-- BEGIN TASK INPUTS --

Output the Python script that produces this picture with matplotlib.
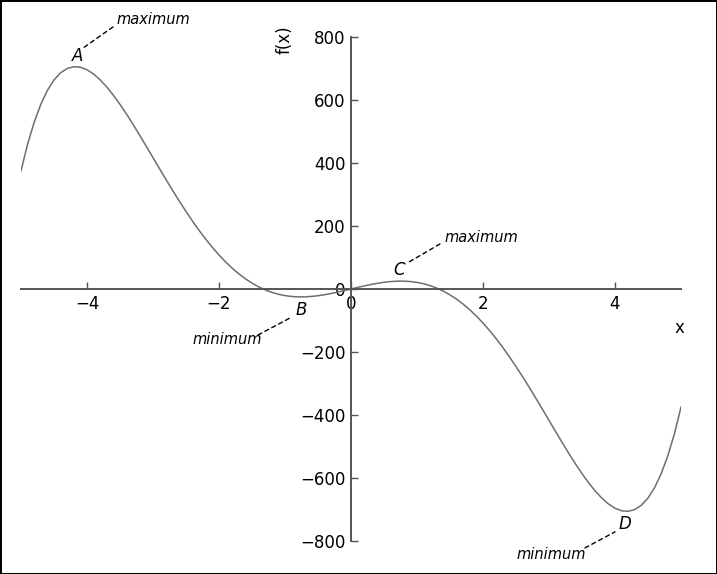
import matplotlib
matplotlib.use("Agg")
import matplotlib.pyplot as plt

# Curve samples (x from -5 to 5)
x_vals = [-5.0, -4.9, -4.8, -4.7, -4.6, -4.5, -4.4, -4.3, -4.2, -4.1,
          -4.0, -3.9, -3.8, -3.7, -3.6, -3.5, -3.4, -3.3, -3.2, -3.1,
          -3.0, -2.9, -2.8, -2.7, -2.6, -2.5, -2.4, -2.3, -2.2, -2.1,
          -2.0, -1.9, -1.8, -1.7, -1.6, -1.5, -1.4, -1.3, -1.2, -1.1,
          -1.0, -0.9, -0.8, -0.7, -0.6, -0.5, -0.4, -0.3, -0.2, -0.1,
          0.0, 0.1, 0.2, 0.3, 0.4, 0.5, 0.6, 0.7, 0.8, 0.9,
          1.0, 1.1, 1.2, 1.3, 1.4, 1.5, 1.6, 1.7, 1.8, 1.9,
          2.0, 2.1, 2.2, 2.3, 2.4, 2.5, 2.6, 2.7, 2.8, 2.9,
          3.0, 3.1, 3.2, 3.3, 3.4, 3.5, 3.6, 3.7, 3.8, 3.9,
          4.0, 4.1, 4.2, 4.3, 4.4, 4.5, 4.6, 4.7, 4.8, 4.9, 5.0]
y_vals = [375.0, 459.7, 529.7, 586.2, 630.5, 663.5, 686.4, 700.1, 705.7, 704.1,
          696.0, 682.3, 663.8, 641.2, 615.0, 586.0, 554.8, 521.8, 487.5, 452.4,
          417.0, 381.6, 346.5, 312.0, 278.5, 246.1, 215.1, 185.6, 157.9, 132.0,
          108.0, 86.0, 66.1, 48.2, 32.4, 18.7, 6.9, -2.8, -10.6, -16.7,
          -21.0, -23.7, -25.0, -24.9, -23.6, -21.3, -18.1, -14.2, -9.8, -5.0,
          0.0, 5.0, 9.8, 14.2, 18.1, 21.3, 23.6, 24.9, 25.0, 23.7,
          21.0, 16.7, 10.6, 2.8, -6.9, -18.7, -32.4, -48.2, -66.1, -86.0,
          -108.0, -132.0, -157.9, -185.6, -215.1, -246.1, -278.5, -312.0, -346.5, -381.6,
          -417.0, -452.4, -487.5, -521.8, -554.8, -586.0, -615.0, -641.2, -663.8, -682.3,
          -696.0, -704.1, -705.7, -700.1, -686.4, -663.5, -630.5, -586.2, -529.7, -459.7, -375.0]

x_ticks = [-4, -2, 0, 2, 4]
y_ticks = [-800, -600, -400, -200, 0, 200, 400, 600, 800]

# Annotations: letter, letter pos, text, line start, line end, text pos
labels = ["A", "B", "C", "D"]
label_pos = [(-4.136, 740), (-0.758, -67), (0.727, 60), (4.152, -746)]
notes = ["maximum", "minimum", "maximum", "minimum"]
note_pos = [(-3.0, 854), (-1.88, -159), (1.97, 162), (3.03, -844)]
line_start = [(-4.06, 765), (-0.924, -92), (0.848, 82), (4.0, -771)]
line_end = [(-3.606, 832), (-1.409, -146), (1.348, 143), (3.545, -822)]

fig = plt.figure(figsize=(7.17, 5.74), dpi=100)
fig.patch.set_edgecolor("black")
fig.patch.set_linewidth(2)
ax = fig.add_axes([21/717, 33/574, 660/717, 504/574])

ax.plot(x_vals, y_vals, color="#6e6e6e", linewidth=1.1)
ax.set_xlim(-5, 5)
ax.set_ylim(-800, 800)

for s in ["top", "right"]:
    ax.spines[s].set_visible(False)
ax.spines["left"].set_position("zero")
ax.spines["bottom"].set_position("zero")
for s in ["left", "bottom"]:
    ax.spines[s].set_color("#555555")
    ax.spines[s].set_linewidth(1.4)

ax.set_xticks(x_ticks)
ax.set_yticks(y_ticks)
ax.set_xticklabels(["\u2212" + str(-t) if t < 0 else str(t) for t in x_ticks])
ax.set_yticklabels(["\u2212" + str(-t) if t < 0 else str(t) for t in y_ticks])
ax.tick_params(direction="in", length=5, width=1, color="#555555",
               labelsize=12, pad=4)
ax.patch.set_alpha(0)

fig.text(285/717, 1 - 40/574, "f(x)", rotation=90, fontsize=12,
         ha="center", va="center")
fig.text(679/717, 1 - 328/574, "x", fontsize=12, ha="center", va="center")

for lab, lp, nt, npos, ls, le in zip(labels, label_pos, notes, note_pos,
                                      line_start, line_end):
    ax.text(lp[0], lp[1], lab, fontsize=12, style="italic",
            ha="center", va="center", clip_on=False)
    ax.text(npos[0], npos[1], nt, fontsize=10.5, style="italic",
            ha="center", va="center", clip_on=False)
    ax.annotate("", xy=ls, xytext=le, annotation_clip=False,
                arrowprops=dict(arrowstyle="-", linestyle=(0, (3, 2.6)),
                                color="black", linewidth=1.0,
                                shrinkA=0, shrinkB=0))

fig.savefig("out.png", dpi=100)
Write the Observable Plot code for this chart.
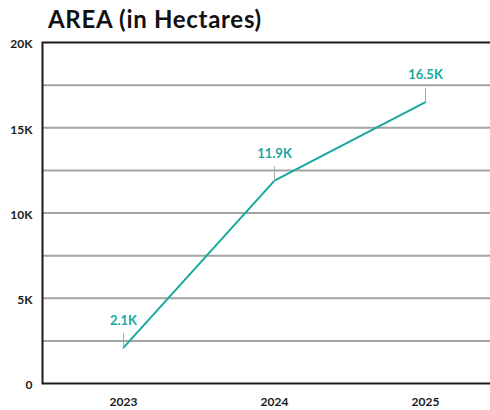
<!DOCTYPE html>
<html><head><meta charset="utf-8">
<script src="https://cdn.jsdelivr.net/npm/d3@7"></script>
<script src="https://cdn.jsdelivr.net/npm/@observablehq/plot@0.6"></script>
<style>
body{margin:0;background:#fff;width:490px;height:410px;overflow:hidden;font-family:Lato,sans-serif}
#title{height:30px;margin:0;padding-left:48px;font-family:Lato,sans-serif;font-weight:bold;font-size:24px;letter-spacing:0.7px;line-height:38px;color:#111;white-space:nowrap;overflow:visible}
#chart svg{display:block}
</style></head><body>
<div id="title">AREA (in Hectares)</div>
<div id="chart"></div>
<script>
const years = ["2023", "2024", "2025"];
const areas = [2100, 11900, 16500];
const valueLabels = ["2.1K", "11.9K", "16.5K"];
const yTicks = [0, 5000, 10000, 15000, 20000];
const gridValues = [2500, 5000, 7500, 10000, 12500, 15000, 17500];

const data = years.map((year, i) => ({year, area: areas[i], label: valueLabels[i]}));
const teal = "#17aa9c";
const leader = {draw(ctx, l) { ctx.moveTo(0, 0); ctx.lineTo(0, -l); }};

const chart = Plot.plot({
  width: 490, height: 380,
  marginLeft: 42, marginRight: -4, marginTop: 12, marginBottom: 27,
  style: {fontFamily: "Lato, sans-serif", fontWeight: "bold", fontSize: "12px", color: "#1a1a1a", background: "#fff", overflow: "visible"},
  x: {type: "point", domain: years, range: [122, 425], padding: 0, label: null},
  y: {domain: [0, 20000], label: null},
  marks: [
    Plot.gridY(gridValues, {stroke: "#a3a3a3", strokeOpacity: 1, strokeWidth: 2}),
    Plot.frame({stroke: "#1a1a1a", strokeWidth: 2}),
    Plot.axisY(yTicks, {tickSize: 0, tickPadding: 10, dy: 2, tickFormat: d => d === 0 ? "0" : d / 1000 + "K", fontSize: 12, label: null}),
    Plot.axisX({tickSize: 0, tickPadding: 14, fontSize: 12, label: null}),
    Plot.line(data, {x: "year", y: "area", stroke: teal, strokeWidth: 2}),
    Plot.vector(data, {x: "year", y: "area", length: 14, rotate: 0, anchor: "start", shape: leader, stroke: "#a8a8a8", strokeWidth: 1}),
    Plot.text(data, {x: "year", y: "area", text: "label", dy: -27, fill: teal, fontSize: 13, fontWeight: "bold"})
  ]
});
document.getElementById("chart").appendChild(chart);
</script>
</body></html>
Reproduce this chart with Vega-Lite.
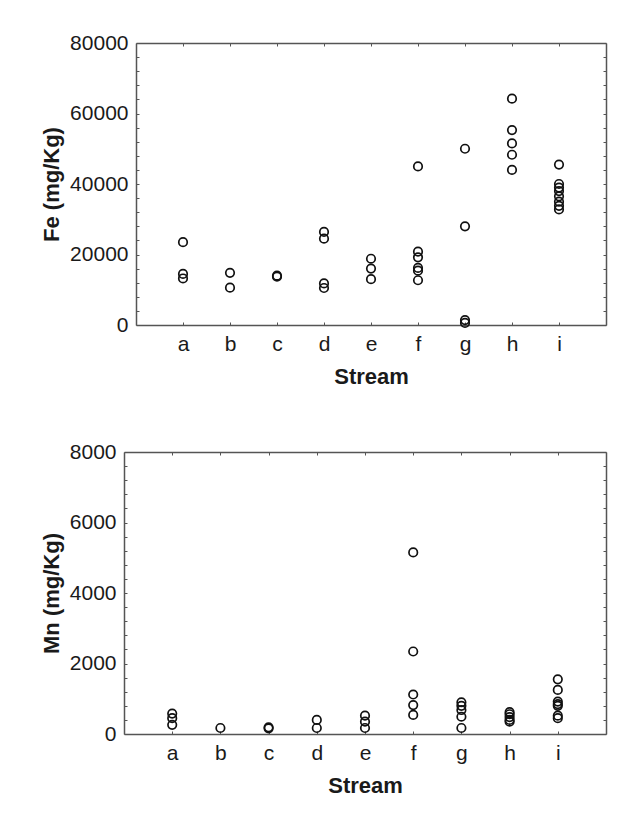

-- END TASK INPUTS --

* _WHAT NEEDS TO BE DONE_
Output the data above without changes, apart from leaving out the pictures.

* _RESPONSE TO THIS TASK_
Output the Python script that produces this picture with matplotlib.
import matplotlib
matplotlib.use("Agg")
import matplotlib.pyplot as plt

# Curve samples (x from -5 to 5)
x_vals = [-5.0, -4.9, -4.8, -4.7, -4.6, -4.5, -4.4, -4.3, -4.2, -4.1,
          -4.0, -3.9, -3.8, -3.7, -3.6, -3.5, -3.4, -3.3, -3.2, -3.1,
          -3.0, -2.9, -2.8, -2.7, -2.6, -2.5, -2.4, -2.3, -2.2, -2.1,
          -2.0, -1.9, -1.8, -1.7, -1.6, -1.5, -1.4, -1.3, -1.2, -1.1,
          -1.0, -0.9, -0.8, -0.7, -0.6, -0.5, -0.4, -0.3, -0.2, -0.1,
          0.0, 0.1, 0.2, 0.3, 0.4, 0.5, 0.6, 0.7, 0.8, 0.9,
          1.0, 1.1, 1.2, 1.3, 1.4, 1.5, 1.6, 1.7, 1.8, 1.9,
          2.0, 2.1, 2.2, 2.3, 2.4, 2.5, 2.6, 2.7, 2.8, 2.9,
          3.0, 3.1, 3.2, 3.3, 3.4, 3.5, 3.6, 3.7, 3.8, 3.9,
          4.0, 4.1, 4.2, 4.3, 4.4, 4.5, 4.6, 4.7, 4.8, 4.9, 5.0]
y_vals = [375.0, 459.7, 529.7, 586.2, 630.5, 663.5, 686.4, 700.1, 705.7, 704.1,
          696.0, 682.3, 663.8, 641.2, 615.0, 586.0, 554.8, 521.8, 487.5, 452.4,
          417.0, 381.6, 346.5, 312.0, 278.5, 246.1, 215.1, 185.6, 157.9, 132.0,
          108.0, 86.0, 66.1, 48.2, 32.4, 18.7, 6.9, -2.8, -10.6, -16.7,
          -21.0, -23.7, -25.0, -24.9, -23.6, -21.3, -18.1, -14.2, -9.8, -5.0,
          0.0, 5.0, 9.8, 14.2, 18.1, 21.3, 23.6, 24.9, 25.0, 23.7,
          21.0, 16.7, 10.6, 2.8, -6.9, -18.7, -32.4, -48.2, -66.1, -86.0,
          -108.0, -132.0, -157.9, -185.6, -215.1, -246.1, -278.5, -312.0, -346.5, -381.6,
          -417.0, -452.4, -487.5, -521.8, -554.8, -586.0, -615.0, -641.2, -663.8, -682.3,
          -696.0, -704.1, -705.7, -700.1, -686.4, -663.5, -630.5, -586.2, -529.7, -459.7, -375.0]

x_ticks = [-4, -2, 0, 2, 4]
y_ticks = [-800, -600, -400, -200, 0, 200, 400, 600, 800]

# Annotations: letter, letter pos, text, line start, line end, text pos
labels = ["A", "B", "C", "D"]
label_pos = [(-4.136, 740), (-0.758, -67), (0.727, 60), (4.152, -746)]
notes = ["maximum", "minimum", "maximum", "minimum"]
note_pos = [(-3.0, 854), (-1.88, -159), (1.97, 162), (3.03, -844)]
line_start = [(-4.06, 765), (-0.924, -92), (0.848, 82), (4.0, -771)]
line_end = [(-3.606, 832), (-1.409, -146), (1.348, 143), (3.545, -822)]

fig = plt.figure(figsize=(7.17, 5.74), dpi=100)
fig.patch.set_edgecolor("black")
fig.patch.set_linewidth(2)
ax = fig.add_axes([21/717, 33/574, 660/717, 504/574])

ax.plot(x_vals, y_vals, color="#6e6e6e", linewidth=1.1)
ax.set_xlim(-5, 5)
ax.set_ylim(-800, 800)

for s in ["top", "right"]:
    ax.spines[s].set_visible(False)
ax.spines["left"].set_position("zero")
ax.spines["bottom"].set_position("zero")
for s in ["left", "bottom"]:
    ax.spines[s].set_color("#555555")
    ax.spines[s].set_linewidth(1.4)

ax.set_xticks(x_ticks)
ax.set_yticks(y_ticks)
ax.set_xticklabels(["\u2212" + str(-t) if t < 0 else str(t) for t in x_ticks])
ax.set_yticklabels(["\u2212" + str(-t) if t < 0 else str(t) for t in y_ticks])
ax.tick_params(direction="in", length=5, width=1, color="#555555",
               labelsize=12, pad=4)
ax.patch.set_alpha(0)

fig.text(285/717, 1 - 40/574, "f(x)", rotation=90, fontsize=12,
         ha="center", va="center")
fig.text(679/717, 1 - 328/574, "x", fontsize=12, ha="center", va="center")

for lab, lp, nt, npos, ls, le in zip(labels, label_pos, notes, note_pos,
                                      line_start, line_end):
    ax.text(lp[0], lp[1], lab, fontsize=12, style="italic",
            ha="center", va="center", clip_on=False)
    ax.text(npos[0], npos[1], nt, fontsize=10.5, style="italic",
            ha="center", va="center", clip_on=False)
    ax.annotate("", xy=ls, xytext=le, annotation_clip=False,
                arrowprops=dict(arrowstyle="-", linestyle=(0, (3, 2.6)),
                                color="black", linewidth=1.0,
                                shrinkA=0, shrinkB=0))

fig.savefig("out.png", dpi=100)
Write the Observable Plot code for this chart.
<!DOCTYPE html>
<html><head><meta charset="utf-8">
<script src="https://cdn.jsdelivr.net/npm/d3@7"></script>
<script src="https://cdn.jsdelivr.net/npm/@observablehq/plot@0.6"></script>
<style>
body{margin:0;background:#fff;width:490px;height:410px;overflow:hidden;font-family:Lato,sans-serif}
#title{height:30px;margin:0;padding-left:48px;font-family:Lato,sans-serif;font-weight:bold;font-size:24px;letter-spacing:0.7px;line-height:38px;color:#111;white-space:nowrap;overflow:visible}
#chart svg{display:block}
</style></head><body>
<div id="title">AREA (in Hectares)</div>
<div id="chart"></div>
<script>
const years = ["2023", "2024", "2025"];
const areas = [2100, 11900, 16500];
const valueLabels = ["2.1K", "11.9K", "16.5K"];
const yTicks = [0, 5000, 10000, 15000, 20000];
const gridValues = [2500, 5000, 7500, 10000, 12500, 15000, 17500];

const data = years.map((year, i) => ({year, area: areas[i], label: valueLabels[i]}));
const teal = "#17aa9c";
const leader = {draw(ctx, l) { ctx.moveTo(0, 0); ctx.lineTo(0, -l); }};

const chart = Plot.plot({
  width: 490, height: 380,
  marginLeft: 42, marginRight: -4, marginTop: 12, marginBottom: 27,
  style: {fontFamily: "Lato, sans-serif", fontWeight: "bold", fontSize: "12px", color: "#1a1a1a", background: "#fff", overflow: "visible"},
  x: {type: "point", domain: years, range: [122, 425], padding: 0, label: null},
  y: {domain: [0, 20000], label: null},
  marks: [
    Plot.gridY(gridValues, {stroke: "#a3a3a3", strokeOpacity: 1, strokeWidth: 2}),
    Plot.frame({stroke: "#1a1a1a", strokeWidth: 2}),
    Plot.axisY(yTicks, {tickSize: 0, tickPadding: 10, dy: 2, tickFormat: d => d === 0 ? "0" : d / 1000 + "K", fontSize: 12, label: null}),
    Plot.axisX({tickSize: 0, tickPadding: 14, fontSize: 12, label: null}),
    Plot.line(data, {x: "year", y: "area", stroke: teal, strokeWidth: 2}),
    Plot.vector(data, {x: "year", y: "area", length: 14, rotate: 0, anchor: "start", shape: leader, stroke: "#a8a8a8", strokeWidth: 1}),
    Plot.text(data, {x: "year", y: "area", text: "label", dy: -27, fill: teal, fontSize: 13, fontWeight: "bold"})
  ]
});
document.getElementById("chart").appendChild(chart);
</script>
</body></html>
Reproduce this chart with Vega-Lite.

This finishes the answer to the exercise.